= DIRECTIVE =
Look through the material below. Copy each line that contains the string "this".

= SUPPLIED RECORDS =
◆ ◆ ◆

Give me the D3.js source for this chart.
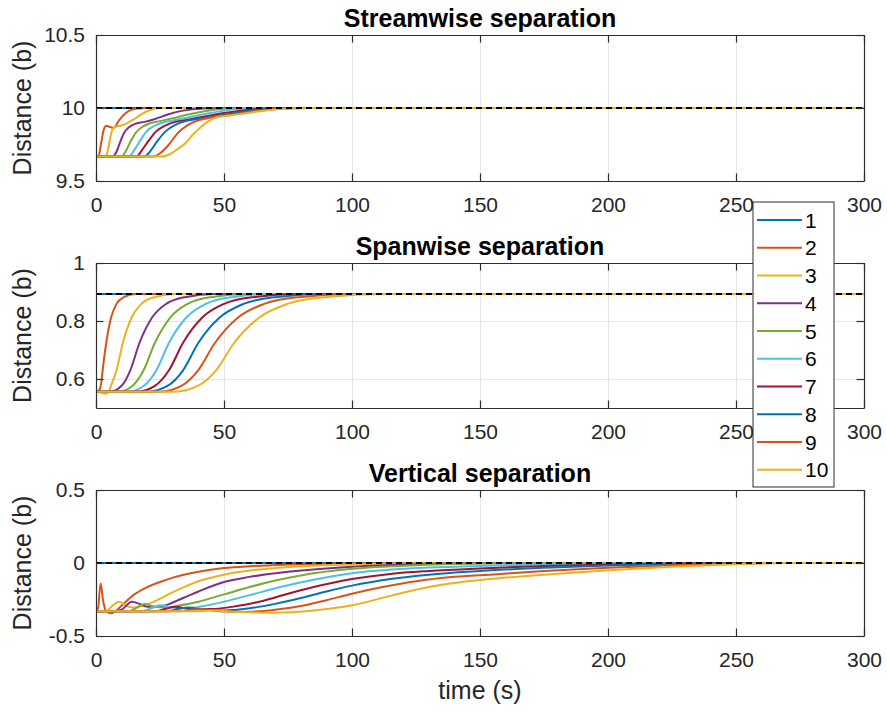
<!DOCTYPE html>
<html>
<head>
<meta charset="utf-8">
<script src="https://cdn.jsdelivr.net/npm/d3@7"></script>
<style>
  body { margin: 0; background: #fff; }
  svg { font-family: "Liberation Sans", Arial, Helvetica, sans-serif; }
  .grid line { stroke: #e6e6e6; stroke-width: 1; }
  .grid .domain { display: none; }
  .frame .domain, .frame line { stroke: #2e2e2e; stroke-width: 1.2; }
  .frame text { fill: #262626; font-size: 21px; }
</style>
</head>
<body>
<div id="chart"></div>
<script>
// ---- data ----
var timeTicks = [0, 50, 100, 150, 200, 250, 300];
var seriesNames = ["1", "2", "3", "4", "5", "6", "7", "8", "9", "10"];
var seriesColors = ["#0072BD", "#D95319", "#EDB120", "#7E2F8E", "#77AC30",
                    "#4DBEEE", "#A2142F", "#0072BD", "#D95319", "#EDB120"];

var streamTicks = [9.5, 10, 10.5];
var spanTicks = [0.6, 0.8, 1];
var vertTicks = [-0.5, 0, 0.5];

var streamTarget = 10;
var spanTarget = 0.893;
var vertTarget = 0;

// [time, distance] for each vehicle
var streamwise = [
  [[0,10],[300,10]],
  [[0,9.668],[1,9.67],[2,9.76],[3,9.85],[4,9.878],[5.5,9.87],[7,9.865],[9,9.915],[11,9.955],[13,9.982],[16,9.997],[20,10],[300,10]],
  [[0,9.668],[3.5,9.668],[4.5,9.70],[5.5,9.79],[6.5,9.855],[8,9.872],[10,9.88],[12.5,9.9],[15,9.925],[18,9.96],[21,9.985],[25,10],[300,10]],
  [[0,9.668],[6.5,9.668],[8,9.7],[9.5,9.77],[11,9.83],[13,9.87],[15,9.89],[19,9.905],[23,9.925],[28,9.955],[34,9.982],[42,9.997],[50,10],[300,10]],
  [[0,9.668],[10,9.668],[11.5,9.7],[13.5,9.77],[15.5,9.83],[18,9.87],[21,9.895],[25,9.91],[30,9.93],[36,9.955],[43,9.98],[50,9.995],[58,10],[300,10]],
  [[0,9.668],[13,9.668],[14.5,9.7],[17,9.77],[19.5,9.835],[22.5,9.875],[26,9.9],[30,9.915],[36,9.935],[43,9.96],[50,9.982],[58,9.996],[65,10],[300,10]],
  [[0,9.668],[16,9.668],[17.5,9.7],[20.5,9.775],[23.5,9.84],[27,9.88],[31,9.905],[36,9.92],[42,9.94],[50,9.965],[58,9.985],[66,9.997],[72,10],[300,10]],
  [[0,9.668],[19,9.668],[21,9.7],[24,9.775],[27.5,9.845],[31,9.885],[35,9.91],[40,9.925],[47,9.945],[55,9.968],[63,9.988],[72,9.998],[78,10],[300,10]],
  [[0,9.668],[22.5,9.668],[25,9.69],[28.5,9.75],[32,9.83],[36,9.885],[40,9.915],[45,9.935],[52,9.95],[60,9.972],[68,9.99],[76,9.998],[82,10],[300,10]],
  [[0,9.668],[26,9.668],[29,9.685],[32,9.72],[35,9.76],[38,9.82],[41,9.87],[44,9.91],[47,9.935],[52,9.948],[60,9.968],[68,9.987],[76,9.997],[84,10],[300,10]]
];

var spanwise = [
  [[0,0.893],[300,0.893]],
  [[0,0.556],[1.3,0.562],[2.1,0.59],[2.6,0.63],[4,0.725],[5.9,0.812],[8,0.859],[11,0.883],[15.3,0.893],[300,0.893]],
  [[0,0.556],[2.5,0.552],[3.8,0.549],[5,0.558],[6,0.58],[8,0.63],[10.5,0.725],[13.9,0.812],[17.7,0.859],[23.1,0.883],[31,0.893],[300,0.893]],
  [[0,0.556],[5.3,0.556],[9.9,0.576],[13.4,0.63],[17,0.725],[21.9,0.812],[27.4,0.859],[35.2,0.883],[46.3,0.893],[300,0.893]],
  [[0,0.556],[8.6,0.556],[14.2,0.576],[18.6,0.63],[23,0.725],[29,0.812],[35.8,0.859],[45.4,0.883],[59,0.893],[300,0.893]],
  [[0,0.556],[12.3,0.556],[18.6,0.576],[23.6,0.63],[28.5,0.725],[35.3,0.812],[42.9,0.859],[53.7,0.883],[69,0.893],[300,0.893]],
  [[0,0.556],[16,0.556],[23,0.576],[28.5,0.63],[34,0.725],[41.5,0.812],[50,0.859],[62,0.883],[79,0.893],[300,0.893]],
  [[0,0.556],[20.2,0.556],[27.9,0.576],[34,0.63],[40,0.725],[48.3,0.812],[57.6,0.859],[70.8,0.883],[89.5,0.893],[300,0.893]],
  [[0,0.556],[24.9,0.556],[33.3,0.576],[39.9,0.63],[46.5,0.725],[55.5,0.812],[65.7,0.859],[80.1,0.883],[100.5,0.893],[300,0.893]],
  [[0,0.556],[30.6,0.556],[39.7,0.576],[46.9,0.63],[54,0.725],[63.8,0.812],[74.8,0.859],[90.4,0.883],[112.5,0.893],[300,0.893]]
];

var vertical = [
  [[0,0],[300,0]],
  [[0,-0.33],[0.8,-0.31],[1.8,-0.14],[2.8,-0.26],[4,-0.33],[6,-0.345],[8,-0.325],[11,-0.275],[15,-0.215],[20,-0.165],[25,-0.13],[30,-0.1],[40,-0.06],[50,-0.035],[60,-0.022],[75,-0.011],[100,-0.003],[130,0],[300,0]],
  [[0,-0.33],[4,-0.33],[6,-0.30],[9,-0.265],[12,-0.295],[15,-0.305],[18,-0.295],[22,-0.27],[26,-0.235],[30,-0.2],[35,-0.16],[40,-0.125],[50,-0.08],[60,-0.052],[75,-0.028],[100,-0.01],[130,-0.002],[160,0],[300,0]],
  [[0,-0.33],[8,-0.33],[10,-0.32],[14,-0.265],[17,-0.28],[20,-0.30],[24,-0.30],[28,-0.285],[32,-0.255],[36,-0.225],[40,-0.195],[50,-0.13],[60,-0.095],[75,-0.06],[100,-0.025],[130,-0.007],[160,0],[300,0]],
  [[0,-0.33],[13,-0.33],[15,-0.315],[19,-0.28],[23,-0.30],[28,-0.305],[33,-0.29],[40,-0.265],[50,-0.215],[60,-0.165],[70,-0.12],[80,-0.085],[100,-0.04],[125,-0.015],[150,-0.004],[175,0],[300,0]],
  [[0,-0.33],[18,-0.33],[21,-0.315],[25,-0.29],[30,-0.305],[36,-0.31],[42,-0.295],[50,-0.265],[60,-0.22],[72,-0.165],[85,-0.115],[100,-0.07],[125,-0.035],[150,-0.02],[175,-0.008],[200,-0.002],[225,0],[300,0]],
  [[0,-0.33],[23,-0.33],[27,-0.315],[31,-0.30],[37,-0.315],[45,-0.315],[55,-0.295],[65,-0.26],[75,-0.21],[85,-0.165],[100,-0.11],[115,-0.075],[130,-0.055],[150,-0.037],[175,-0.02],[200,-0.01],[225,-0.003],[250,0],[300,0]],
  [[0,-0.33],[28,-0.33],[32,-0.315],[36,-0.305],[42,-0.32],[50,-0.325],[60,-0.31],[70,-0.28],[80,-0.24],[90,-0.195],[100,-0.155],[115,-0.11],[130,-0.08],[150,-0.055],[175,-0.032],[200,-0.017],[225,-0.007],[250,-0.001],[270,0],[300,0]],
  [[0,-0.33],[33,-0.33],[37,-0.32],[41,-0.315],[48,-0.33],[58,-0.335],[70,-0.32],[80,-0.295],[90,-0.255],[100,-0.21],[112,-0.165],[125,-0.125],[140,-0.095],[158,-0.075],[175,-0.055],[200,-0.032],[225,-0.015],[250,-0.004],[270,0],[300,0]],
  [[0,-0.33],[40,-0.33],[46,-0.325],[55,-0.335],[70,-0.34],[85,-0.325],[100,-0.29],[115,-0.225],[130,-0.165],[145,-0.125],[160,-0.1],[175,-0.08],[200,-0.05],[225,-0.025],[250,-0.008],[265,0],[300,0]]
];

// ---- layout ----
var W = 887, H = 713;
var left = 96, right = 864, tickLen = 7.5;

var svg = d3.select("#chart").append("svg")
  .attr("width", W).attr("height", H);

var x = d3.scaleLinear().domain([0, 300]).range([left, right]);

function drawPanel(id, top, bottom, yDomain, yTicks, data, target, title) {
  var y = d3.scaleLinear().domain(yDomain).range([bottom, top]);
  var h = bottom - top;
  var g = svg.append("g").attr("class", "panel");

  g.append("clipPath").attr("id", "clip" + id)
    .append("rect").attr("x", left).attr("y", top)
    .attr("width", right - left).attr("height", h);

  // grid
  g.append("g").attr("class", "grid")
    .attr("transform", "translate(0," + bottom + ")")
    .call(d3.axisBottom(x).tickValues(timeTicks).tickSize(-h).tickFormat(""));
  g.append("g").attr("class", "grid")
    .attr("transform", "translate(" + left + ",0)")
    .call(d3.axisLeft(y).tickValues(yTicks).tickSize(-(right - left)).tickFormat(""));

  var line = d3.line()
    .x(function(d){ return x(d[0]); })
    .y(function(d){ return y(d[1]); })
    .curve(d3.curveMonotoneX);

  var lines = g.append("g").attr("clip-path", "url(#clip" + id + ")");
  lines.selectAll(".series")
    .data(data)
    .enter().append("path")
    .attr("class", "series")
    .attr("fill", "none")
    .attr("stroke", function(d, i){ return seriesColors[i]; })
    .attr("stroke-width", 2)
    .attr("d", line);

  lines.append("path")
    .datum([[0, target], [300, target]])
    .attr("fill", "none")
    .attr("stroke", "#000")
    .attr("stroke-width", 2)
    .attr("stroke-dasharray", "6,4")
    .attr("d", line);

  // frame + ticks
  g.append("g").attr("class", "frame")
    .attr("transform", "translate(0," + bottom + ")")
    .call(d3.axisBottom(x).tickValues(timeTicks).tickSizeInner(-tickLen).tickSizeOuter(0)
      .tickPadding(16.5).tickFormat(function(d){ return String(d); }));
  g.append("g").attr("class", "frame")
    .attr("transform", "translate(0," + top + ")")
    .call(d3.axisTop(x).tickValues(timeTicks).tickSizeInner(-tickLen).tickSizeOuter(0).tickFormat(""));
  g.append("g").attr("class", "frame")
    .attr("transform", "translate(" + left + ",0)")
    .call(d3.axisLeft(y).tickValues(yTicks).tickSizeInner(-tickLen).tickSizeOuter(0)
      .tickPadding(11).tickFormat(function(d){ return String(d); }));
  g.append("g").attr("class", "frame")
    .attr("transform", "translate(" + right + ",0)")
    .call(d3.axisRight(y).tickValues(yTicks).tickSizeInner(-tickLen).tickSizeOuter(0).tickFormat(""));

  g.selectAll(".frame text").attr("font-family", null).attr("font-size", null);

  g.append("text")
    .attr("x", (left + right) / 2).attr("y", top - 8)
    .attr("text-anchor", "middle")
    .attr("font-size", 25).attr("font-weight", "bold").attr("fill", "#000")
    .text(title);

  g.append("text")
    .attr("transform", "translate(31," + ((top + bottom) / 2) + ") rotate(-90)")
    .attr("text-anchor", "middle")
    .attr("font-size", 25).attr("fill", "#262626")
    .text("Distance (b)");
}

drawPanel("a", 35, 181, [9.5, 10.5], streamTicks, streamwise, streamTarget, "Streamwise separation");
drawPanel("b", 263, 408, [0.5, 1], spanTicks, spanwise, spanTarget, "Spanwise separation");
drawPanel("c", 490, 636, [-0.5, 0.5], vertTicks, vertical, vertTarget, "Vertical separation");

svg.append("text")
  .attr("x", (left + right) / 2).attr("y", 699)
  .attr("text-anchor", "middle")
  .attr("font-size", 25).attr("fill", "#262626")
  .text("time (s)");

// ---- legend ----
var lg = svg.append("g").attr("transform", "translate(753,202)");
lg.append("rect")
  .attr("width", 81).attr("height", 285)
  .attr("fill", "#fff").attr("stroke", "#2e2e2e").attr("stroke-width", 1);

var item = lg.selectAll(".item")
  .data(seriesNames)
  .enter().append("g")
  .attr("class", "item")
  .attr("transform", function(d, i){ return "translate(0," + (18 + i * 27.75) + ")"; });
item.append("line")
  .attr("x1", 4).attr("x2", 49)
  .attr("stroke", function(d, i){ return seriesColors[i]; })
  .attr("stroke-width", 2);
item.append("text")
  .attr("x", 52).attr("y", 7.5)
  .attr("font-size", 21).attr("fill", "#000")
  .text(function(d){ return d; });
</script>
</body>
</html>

◆ ◆ ◆

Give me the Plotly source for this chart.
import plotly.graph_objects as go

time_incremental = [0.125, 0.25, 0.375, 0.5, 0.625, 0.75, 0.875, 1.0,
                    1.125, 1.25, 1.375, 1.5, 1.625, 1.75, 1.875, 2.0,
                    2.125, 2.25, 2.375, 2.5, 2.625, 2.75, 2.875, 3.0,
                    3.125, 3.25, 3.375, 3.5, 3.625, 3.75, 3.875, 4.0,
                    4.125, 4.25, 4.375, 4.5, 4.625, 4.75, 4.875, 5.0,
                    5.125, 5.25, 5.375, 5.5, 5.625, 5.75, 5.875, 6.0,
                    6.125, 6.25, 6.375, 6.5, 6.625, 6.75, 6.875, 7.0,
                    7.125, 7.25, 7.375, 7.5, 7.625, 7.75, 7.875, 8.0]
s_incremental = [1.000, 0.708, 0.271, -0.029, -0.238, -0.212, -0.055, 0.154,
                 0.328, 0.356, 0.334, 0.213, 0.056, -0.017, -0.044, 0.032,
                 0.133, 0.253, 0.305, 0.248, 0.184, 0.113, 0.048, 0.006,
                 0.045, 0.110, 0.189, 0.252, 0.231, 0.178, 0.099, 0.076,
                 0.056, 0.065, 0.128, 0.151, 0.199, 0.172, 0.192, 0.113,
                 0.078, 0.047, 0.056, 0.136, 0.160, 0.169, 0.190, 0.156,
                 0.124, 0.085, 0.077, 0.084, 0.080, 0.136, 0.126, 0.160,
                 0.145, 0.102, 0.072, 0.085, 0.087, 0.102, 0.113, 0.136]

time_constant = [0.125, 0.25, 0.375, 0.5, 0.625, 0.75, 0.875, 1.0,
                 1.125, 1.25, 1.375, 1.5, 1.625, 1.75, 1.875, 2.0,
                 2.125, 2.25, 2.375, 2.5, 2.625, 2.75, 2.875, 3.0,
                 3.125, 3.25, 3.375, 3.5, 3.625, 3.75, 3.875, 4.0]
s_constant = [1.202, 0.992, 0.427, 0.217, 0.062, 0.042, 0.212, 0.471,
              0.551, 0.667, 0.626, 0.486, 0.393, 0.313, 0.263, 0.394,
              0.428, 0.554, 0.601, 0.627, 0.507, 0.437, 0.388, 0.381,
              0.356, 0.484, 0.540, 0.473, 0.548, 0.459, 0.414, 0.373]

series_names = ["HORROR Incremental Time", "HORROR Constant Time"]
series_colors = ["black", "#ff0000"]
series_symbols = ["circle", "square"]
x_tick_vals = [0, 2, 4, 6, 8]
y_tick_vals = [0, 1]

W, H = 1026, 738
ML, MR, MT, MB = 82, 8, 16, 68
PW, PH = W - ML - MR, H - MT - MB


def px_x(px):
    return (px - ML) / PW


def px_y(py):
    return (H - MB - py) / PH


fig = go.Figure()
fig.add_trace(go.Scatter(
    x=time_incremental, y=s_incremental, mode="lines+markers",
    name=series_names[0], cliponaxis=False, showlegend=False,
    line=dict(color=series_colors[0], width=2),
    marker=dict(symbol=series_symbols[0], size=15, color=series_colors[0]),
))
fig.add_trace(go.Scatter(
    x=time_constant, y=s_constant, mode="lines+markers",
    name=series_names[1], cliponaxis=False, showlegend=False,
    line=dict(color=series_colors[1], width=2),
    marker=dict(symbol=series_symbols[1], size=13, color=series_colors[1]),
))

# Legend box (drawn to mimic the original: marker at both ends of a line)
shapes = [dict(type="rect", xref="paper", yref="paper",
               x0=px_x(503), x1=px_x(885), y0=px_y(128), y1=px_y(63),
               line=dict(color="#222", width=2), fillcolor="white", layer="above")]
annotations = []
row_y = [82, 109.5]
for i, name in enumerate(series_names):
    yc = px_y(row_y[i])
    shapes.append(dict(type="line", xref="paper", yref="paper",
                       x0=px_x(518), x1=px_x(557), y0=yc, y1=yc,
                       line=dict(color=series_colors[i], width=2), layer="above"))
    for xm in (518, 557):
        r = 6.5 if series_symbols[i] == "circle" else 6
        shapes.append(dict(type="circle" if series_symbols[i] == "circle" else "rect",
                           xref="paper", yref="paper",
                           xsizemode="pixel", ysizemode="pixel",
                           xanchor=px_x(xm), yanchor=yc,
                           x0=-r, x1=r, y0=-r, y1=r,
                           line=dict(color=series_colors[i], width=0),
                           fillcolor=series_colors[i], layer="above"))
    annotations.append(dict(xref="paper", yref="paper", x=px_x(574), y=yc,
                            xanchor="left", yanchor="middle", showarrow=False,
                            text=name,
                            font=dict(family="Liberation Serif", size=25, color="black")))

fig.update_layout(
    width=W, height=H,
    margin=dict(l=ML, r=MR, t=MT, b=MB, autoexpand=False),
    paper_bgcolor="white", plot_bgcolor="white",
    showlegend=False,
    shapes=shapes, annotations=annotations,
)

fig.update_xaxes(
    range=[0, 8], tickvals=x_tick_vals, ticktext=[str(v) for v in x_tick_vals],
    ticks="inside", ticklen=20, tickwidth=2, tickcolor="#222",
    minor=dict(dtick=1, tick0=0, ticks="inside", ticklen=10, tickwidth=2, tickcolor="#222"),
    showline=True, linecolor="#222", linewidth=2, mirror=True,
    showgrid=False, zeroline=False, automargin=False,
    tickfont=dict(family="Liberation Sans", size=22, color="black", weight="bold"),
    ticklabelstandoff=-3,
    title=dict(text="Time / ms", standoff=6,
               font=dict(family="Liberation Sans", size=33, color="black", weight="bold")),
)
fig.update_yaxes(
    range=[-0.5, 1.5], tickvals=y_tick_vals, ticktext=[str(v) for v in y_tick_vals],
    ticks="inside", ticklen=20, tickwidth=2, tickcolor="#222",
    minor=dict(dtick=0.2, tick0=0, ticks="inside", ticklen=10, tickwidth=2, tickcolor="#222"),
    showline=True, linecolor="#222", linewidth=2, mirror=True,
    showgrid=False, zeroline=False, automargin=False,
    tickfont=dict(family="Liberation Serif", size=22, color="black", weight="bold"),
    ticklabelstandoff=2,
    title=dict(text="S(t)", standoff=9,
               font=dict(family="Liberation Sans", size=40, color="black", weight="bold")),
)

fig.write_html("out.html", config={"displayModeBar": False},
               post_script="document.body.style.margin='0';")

◆ ◆ ◆

= TASK SOLUTION =
Give me the D3.js source for this chart.
Give me the Plotly source for this chart.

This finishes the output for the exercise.